Sponsorships: More Than Just a Name on a Car

Kyle BrandtContributor IJune 23, 2010

SONOMA, CA - JUNE 19:  Kevin Harvick drives the #29 Shell/Pennzoil Chevrolet during practice for the NASCAR Sprint Cup Series Toyota/Save Mart 350 at Infineon Raceway on June 19, 2010 in Sonoma, California.  (Photo by Jed Jacobsohn/Getty Images)
Jed Jacobsohn/Getty Images



As we all know, the current economic climate is anything but pretty at the moment. It's evident everywhere we go. Millions of people are out of work, businesses are shutting their doors, and families are finding themselves stretching every dollar as far as possible.

These hard times have even struck NASCAR, America's number one spectator sport. Less and less people are making the annual trip to their favorite race track and are staying at home and watching the race on television, causing at-track attendance to be at an all-time low. Some big name companies who's logos can be seen on the side of your favorite driver's car are having to scale back their involvement in the sport or even worse- leave.

There is light at the end of the tunnel, however. This is evident by Shell-Pennzoil's recent announcement that they will be leaving RCR  (Richard Childress Racing) at the end of the current season and will move over to Penske Racing and sponsor a number 22 car for Kurt Busch starting with the 2011 Sprint Cup Series campaign. You might asking yourself, "how is this good?", and here is the simple answer: at a time when big name companies are coming and going from the sport as quickly as the races themselves, having a company like Shell-Pennzoil continuing their involvement in the sport proves that corporations have not lost hope in their racing sponsorship programs.

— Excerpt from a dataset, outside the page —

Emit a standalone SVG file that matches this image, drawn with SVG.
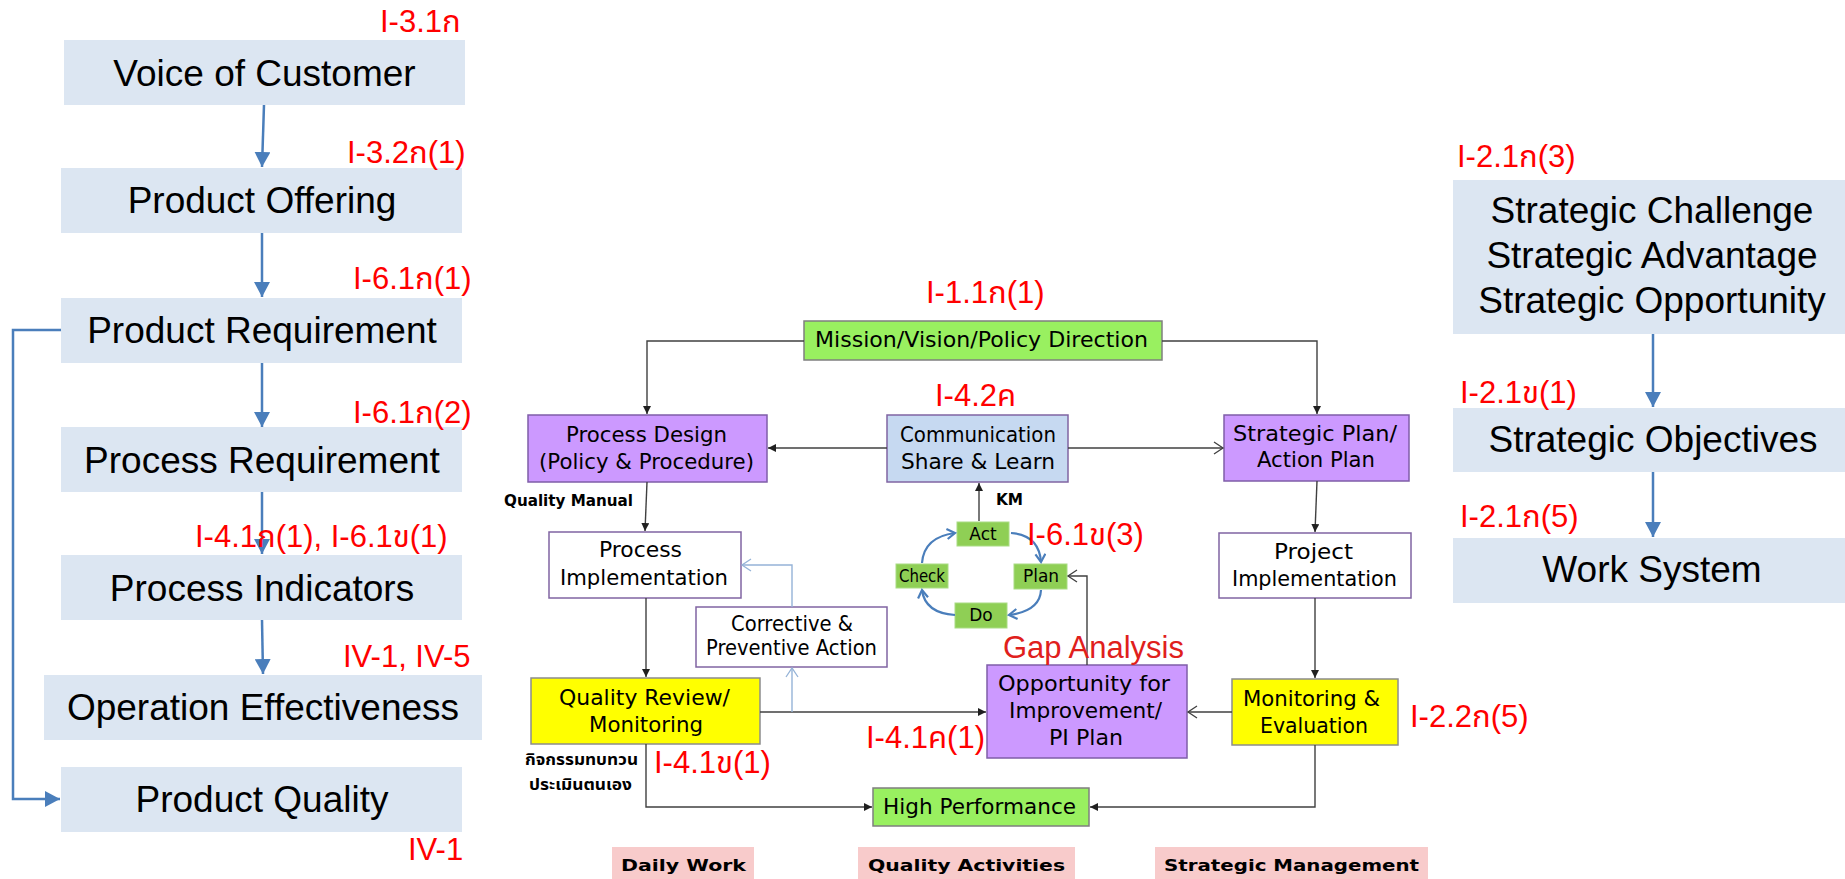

Contrary to popular belief, sponsorships play as pivotal of a role to a racing team as the driver does. Sure, the car can't be piloted by itself, but sponsors are what keep the teams racing. The cost to operate a full-blown Sprint Cup Series team is staggering. So staggering, that even Donald Trump would shutter. A set of Goodyear Eagle racing tires can set a team back five-thousand dollars. Don't forget about the massive haulers that transport the cars to the track every week. The amount of fuel it takes to power them is not pretty, either. Take for instance the first two weeks of the

Sprint Cup Series season. Teams must transport two cars (sometimes more), a pit box, crash-cart, and all the other equipment that is needed, on a 507 mile journey from Mooresville, North Carolina to Daytona Beach, Florida. From there, they must travel back to North Carolina after the race and then immediately turn back around and embark on a 2,385 mile trip to Auto Club Speedway in Southern California. These long trips happen every week throughout the 36 week schedule that is the Sprint Cup Series. One can only imagine how those fuel bills look every month.

The costs previously mentioned are just the small expenses for a team. Don't forget about the engines that power the cars, or even better yet, all the technology housed at your favorite team's race shop, like a seven-post.

Simply put, without the wonderful folks at companies like Shell-Pennzoil, it could be quite possible that the sport of NASCAR as we know it would be non-existent or at the very least, extremely different than the sport ole' Bill France envisioned so many years ago.



So, my hat's off to all the corporations who sponsor race teams. Without you, the sport that many so dearly love wouldn't be possible.